The dedicated crew chiefs who work on the aircraft that achieve the 9-0-9 Award receive a framed certificate with photo and a chance to have their names engraved on a trophy located in the maintenance group building at Minot when they achieve the 50 sortie milestone.

In order to keep track of progress, leadership hangs up the status of the aircraft each week.

"After their jets launch for that day, the team pencils in their sorties have gone up; they're really quick," said Chief Van Duser. "If a team had a ground abort, opposing teams put them back to zero. They're watching each other, which ultimately keep the jets in top condition."

Aside from the crews' performance, the amount of time it takes to win the award also depends on flying schedules, number of aircraft, flight hours and sorties.

"We were three months in before we even had a jet that was close to hitting 20," said the chief. "When the 1st jet won, the 2nd jet won it back to back. It just takes time for them to get situated and to accumulate enough sorties."

When doing maintenance work on a B-52 Stratofortress, crew chiefs are required to fix a plethora of discrepancies. These range from replacing light bulbs to hydraulics and communication navigation systems which all need to be in order for the aircraft to be in flying condition before the next flight.

"We try to turn over as much information between day shift and night shift," said Staff Sgt. Jim Alcozer, 36th EAMXS crew chief. "We try to stay on top of it. We take care of anything that we foresee that may affect the aircraft's capability to execute its mission."
Specialists work side by side with the aircraft's dedicated crew chiefs and play a vital role in getting the seasoned aircraft up in the air.

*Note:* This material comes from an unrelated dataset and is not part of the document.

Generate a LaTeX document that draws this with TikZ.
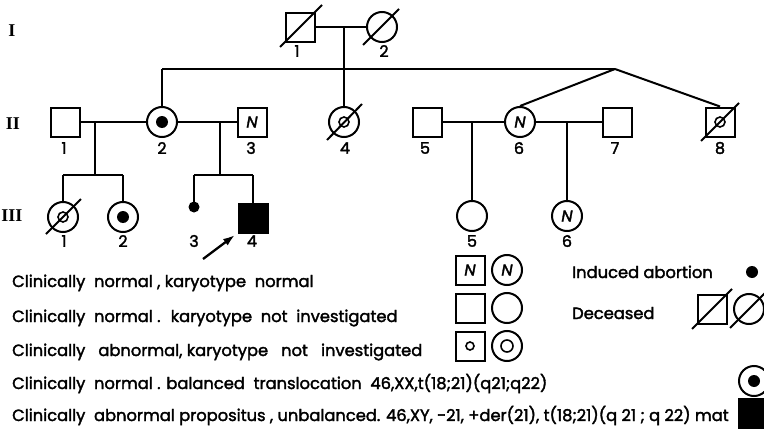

"It definitely takes team work to get an aircraft to the 9-0-9 milestone," said Chief Van Duser.

Sergeant Alcozer said the award is more for our Airmen since they do more of the hands on work. With the noncommissioned officers responsible with the follow-ups and the seven-level tasks, the quality of the Airmen's work integral to the maintenance process.

Recently B-52 aircraft 61-034 arrived here with 40 sorties and made 50 while on island, allowing them to have their names etched on the "Nine-O-Nine" trophy at Minot AFB.

With the time to return home to Minot AFB slowly getting closer, the 36th EAMXS intends to pass on the reward process to the incoming maintenance squadron from Barksdale, La.

"We presented the idea of the 'Nine-O-Nine' award to the incoming squadron because it helps the Airmen develop pride in what they do every day," said Chief Van Duser. "The friendly competition helps. It instills pride in their aircraft, knowing that what they do directly affect the mission. The ultimate goal is to get the aircraft off the ground, and this program helps them keep a closer eye on these valuable Air Force assets."